Unity in Human Race- Early human groupings

Unity in human race is a contentious issue. Though the modern mind has tried to conceive of unity through some sort of uniformity based on national, administrative or political narratives, the initial human groupings were spontaneously formed on the basis of liberty. The earliest natural groupings of mankind took individual variations into consideration, resulting in natural associations of free individuals. As Sri Aurobindo points out, ‘Nature secures variation by division into groups and insists on liberty by the force of individuality in the members of the group. Therefore the unity of the human race to be entirely sound and in consonance with the deepest laws of life must be founded on free groupings, and the groupings again must be the natural association of free individuals’. (Ibid)

Sri Aurobindo’s statement on free individuals forming early groups leads to a pertinent query: Were primitive groups so mature to consider individual differences? Perhaps such a doubt arises as we often tend to stereotype the “primitives”. Anthropological exploration has actually showed that even in the early food-gathering societies, individual psychological characteristics existed to the same degree as in civilized societies and were given credence within groups though probably the differences were considered according to temperament and ability.(Cameron, Kenneth Neil, Humanity and Society. A World History, Aakar, India, Indian Edition,2009,pg.26)
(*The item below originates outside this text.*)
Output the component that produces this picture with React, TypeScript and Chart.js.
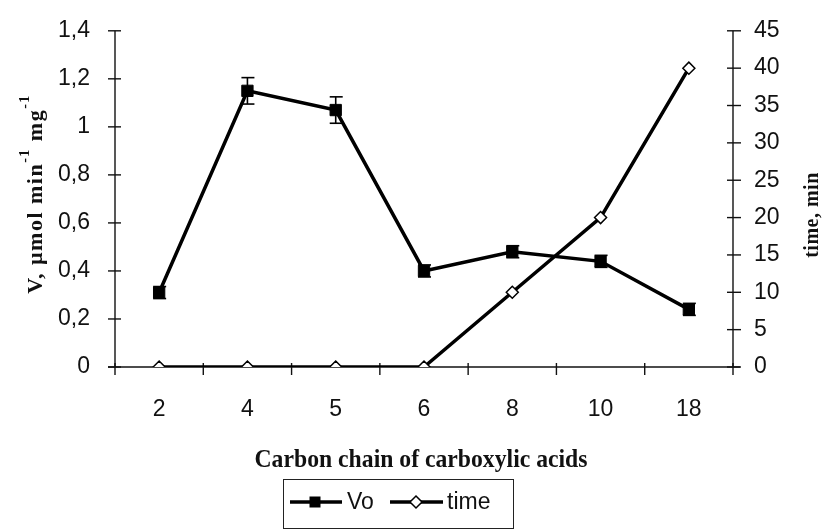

Unity in Human Race -- The modern dilemma

In our zeal for uniformity expected to aid administrative work, consolidation of the military, economic growth and political interests, an artificial life mimicking unity has been fostered in the modern world. The question is whether we could re-organize human unity on the central principle of Oneness and its flagship, liberty. Sri Aurobindo admits that it would be difficult in contemporary conditions to replicate the initial leverage given to liberty in consolidating human groupings, yet ‘it is an ideal which ought to be kept in view, for the more we can approximate to it, the more can we be sure of being on the right road’.

The reinstatement of liberty in human groupings is really difficult as Sri Aurobindo anticipated. Each human being itself has a plurality of social identities. As Amartya Sen writes, ‘A Hutu labourer from Kigali may be pressurized to see himself only as a Hutu and incited to kill Tutsis, and yet he is not only a Hutu, but also a Kigalian, a Rwandian, an African, a labourer, and a human being’ (Sen, Amartya: Identity and Violence. The Illusion of Destiny, Penguin Books, USA, 2006,pg 4). Sen points out that despite the plurality of identities and their different implications, it is difficult to critically evaluate the role of ‘choice’ in determining the cogency and relevance of particular identities.

Regrettably, mankind today has lost the instinctive ‘choice’ of role-identities that characterized the groupings of free individuals. The civilized man has become artificial, the marginalized tribes have been exploited to an extent where they have lost their natural instinctual harmony.

We exist no more in the matrix of free life that marked primitive societies. We have progressed in our thinking, culture and wisdom, and we have to reinstate the poise of liberty in a new denouement of unity. It is a more uphill task now to search for a consciousness perspective of Oneness that facilitates a flowering of liberty in the depths of the being that in turn can facilitate a conscious and intuitive ‘choice’ of a role-identity that fosters human unity. Short of a spiritual solution, it is difficult to conceive of a true unity of mankind.